While I was working at Lambda Legal, attending evening meetings and staffing information tables at Pride Festivals in four different cities each summer, my stepdaughter mentioned in passing one day that it was “illegal” for two women to get married. She stopped me dead in my tracks as I was crossing the living room. “What do you mean by ‘illegal’?” I asked her. I needed to understand if she felt my relationship with her mother was something to be ashamed of – after twelve years of my partner’s care to be “out” always, everywhere, casual about it but proud, running interference with teachers and caretakers, seamlessly dropping my name, our relationship, or the name of her one longtime partner before me into conversation with parents of her daughter’s friends. My stepdaughter had tagged along to San Francisco Pride Parades year after year, and was emerging from her preteen years in the suburbs of Chicago with a single mom newly-partnered.

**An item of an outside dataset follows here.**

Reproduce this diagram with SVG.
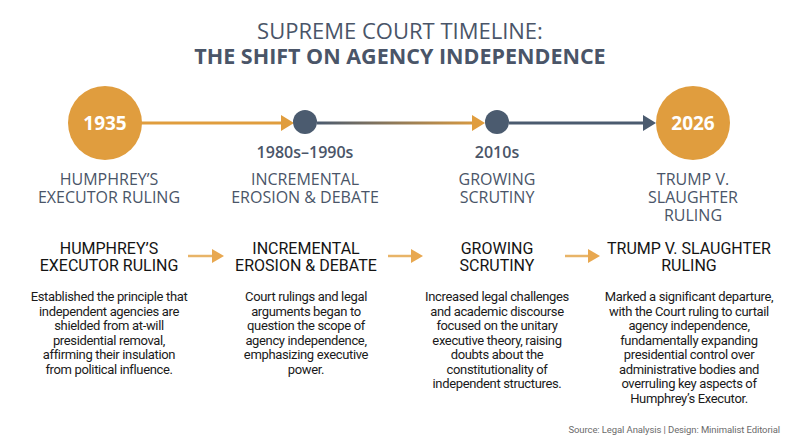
<svg xmlns="http://www.w3.org/2000/svg" width="800" height="447" viewBox="0 0 800 447">
<defs>
<style>
.t1{font-family:"Open Sans","Noto Sans",sans-serif;font-size:22px;fill:#4a5568;text-anchor:middle}
.t2{font-family:"Open Sans","Noto Sans",sans-serif;font-size:21.5px;font-weight:700;fill:#4a5568;text-anchor:middle}
.yr{font-family:"Open Sans","Noto Sans",sans-serif;font-size:19px;font-weight:700;fill:#fff;text-anchor:middle}
.era{font-family:"Open Sans","Noto Sans",sans-serif;font-size:16px;font-weight:600;fill:#4a5568;text-anchor:middle}
.cat{font-family:"Open Sans","Noto Sans",sans-serif;font-size:16px;font-weight:500;fill:#4a5568;text-anchor:middle}
.hd{font-family:Roboto,"Liberation Sans",sans-serif;font-size:16px;fill:#141414;text-anchor:middle}
.bd{font-family:Roboto,"Liberation Sans",sans-serif;font-size:13px;letter-spacing:-0.35px;fill:#1a1a1a;text-anchor:middle}
.src{font-family:Roboto,"Liberation Sans",sans-serif;font-size:9.5px;letter-spacing:-0.1px;fill:#6b6b6b;text-anchor:end}
.orange{fill:#e09d3e}
.slate{fill:#4b5b6f}
</style>
<linearGradient id="g1" x1="317" y1="0" x2="485" y2="0" gradientUnits="userSpaceOnUse">
<stop offset="0" stop-color="#4b5b6f"/>
<stop offset="1" stop-color="#e09d3e"/>
</linearGradient>
</defs>
<rect width="800" height="447" fill="#ffffff"/>
<text class="t1" x="400" y="39">SUPREME COURT TIMELINE:</text>
<text class="t2" x="400" y="64">THE SHIFT ON AGENCY INDEPENDENCE</text>

<g id="connectors">
<line x1="141" y1="123" x2="284" y2="123" stroke="#e09d3e" stroke-width="3"/>
<polygon points="281,115 294,123 281,131" fill="#e09d3e"/>
<line x1="317" y1="123" x2="474" y2="123" stroke="url(#g1)" stroke-width="3"/>
<polygon points="472,115 485,123 472,131" fill="#e09d3e"/>
<line x1="509" y1="123" x2="645" y2="123" stroke="#4b5b6f" stroke-width="3"/>
<polygon points="643,115 656,123 643,131" fill="#4b5b6f"/>
<line x1="188" y1="256" x2="214" y2="256" stroke="#e8b468" stroke-width="2.5"/>
<polygon points="212,249 224,256 212,263" fill="#e8a850"/>
<line x1="388" y1="256" x2="412" y2="256" stroke="#e8b468" stroke-width="2.5"/>
<polygon points="411,249 423,256 411,263" fill="#e8a850"/>
<line x1="565" y1="256" x2="589" y2="256" stroke="#e8b468" stroke-width="2.5"/>
<polygon points="588,249 600,256 588,263" fill="#e8a850"/>
</g>

<g id="node-1935">
<circle class="orange" cx="105" cy="123" r="37"/>
<text class="yr" x="105" y="130">1935</text>
<text class="cat" x="109" y="185">HUMPHREY’S</text>
<text class="cat" x="109" y="203">EXECUTOR RULING</text>
</g>
<g id="node-1980s">
<circle class="slate" cx="305" cy="122" r="12"/>
<text class="era" x="305" y="158">1980s–1990s</text>
<text class="cat" x="305" y="185">INCREMENTAL</text>
<text class="cat" x="305" y="203">EROSION &amp; DEBATE</text>
</g>
<g id="node-2010s">
<circle class="slate" cx="497" cy="122" r="12"/>
<text class="era" x="497" y="158">2010s</text>
<text class="cat" x="497" y="185">GROWING</text>
<text class="cat" x="497" y="203">SCRUTINY</text>
</g>
<g id="node-2026">
<circle class="orange" cx="693" cy="123" r="37"/>
<text class="yr" x="693" y="130">2026</text>
<text class="cat" x="693" y="185">TRUMP V.</text>
<text class="cat" x="693" y="203">SLAUGHTER</text>
<text class="cat" x="693" y="221">RULING</text>
</g>

<g id="card-1">
<text class="hd" x="109" y="254">HUMPHREY’S</text>
<text class="hd" x="109" y="271">EXECUTOR RULING</text>
<text class="bd" x="109" y="301">Established the principle that</text>
<text class="bd" x="109" y="315.5">independent agencies are</text>
<text class="bd" x="109" y="330">shielded from at-will</text>
<text class="bd" x="109" y="344.5">presidential removal,</text>
<text class="bd" x="109" y="359">affirming their insulation</text>
<text class="bd" x="109" y="373.5">from political influence.</text>
</g>
<g id="card-2">
<text class="hd" x="306" y="254">INCREMENTAL</text>
<text class="hd" x="306" y="271">EROSION &amp; DEBATE</text>
<text class="bd" x="306" y="301">Court rulings and legal</text>
<text class="bd" x="306" y="315.5">arguments began to</text>
<text class="bd" x="306" y="330">question the scope of</text>
<text class="bd" x="306" y="344.5">agency independence,</text>
<text class="bd" x="306" y="359">emphasizing executive</text>
<text class="bd" x="306" y="373.5">power.</text>
</g>
<g id="card-3">
<text class="hd" x="497" y="254">GROWING</text>
<text class="hd" x="497" y="271">SCRUTINY</text>
<text class="bd" x="497" y="301">Increased legal challenges</text>
<text class="bd" x="497" y="315.5">and academic discourse</text>
<text class="bd" x="497" y="330">focused on the unitary</text>
<text class="bd" x="497" y="344.5">executive theory, raising</text>
<text class="bd" x="497" y="359">doubts about the</text>
<text class="bd" x="497" y="373.5">constitutionality of</text>
<text class="bd" x="497" y="388">independent structures.</text>
</g>
<g id="card-4">
<text class="hd" x="689" y="254">TRUMP V. SLAUGHTER</text>
<text class="hd" x="689" y="271">RULING</text>
<text class="bd" x="689" y="301">Marked a significant departure,</text>
<text class="bd" x="689" y="315.5">with the Court ruling to curtail</text>
<text class="bd" x="689" y="330">agency independence,</text>
<text class="bd" x="689" y="344.5">fundamentally expanding</text>
<text class="bd" x="689" y="359">presidential control over</text>
<text class="bd" x="689" y="373.5">administrative bodies and</text>
<text class="bd" x="689" y="388">overruling key aspects of</text>
<text class="bd" x="689" y="402.5">Humphrey’s Executor.</text>
</g>
<text class="src" x="780" y="433">Source: Legal Analysis | Design: Minimalist Editorial</text>
</svg>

She seemed to feel she was in trouble with me, and began backtracking. “Well, I just meant… I mean… isn’t it illegal?” I tried to channel my boss at the time, a brilliant attorney whose legal arguments set precedent all over the country. I said, “It isn’t that we are breaking the law to form a family, or a couple – It’s just that the law doesn’t recognize our family. The law doesn’t support us, but it doesn’t make us criminals.” Was I splitting hairs, or offering a fresh perspective, possibly even a watershed moment? Her eyes relaxed, her body softened, and the corners of her mouth turned up, almost into a smile. She seemed relieved. It may be that she felt relieved simply because I wasn’t mad.
But this is why I believe marriage should be legal for any two people who want it. There are plenty of practical reasons involving inheritance and hospital visitation, taxes and property rights, but for me the main reason is that without the law, our children – and colleagues, and friends, and the parents of our children’s friends – remain confused.
I sometimes joke that my partner’s mom is my mother-outlaw. Clearly, she’s not my mother-in-law, if the law doesn’t support who I am to her daughter. But is she really living outside the law, or is it just us, just our family – two moms, two daughters now – living outside the law?
We attended a friends’ wedding in Vermont last week. Vermont has full marriage equality – extending to same-sex couples all the rights and responsibilities of marriage that are available under state law. New York does, too; it’s new there. In fact, on our way to Vermont, we stayed at The American Hotel in New York, whose owners have been together 26 years and are suddenly planning their wedding with glee. Standing up for the brides at this lovely Vermont Inn were their two children on one side, and a brother, sister and nephew on the other. A wedding – a true union recognized worldwide, with a ceremony steeped in centuries of tradition – involves the joining of two families. It always has. I cried at this simple beauty.
But what does a wedding have to do with marriage? Where do romance and life and law intersect?
When Illinois passed civil unions into law, same-sex couples who’d been together for two or five or fifteen years asked one another, “Are you going to get a civil union?” “Are you planning to be unionized?” “Are you two civil?” These questions, void of romance, full with irony but giddiness, too, left many of us still perplexed.
Before civil unions became law in Illinois, my partner and I had planned to celebrate our ten-year anniversary in a big way – invite family and friends to join us in a giant reception hall, or under a canopy by the water somewhere, pass hors d’oeuvres, pour wine, mix bourbon with sweet vermouth and two cherries, raise a glass, spin a few tunes, kick up our heels, and revel in the love and commitment we have for one another. Do civil unions change this? Do we need, at this party, to renew the vows we shared in our pajamas on the back deck before adopting our youngest daughter? Should we wear special clothes? Do we accept civil unions as progress and sign-up right away, or do we live our lives as we have so far, and celebrate what we are truly proud of – this relationship, and the tenacity and daily romance both our families and friends have helped us to keep? Who is a wedding for, anyway? The couple, their children, society as a whole?
We held a quiet ring exchange before adopting our youngest daughter. It was the right choice for us at the time. Later, when her friends at preschool asked us questions, I could twist the ring on my finger and ask if their parents had rings, too, and if it meant they would love and care for each other forever and always. Now our youngest is seven, and civil unions have been signed into law. Do we need to make a new choice? Who are we choosing for?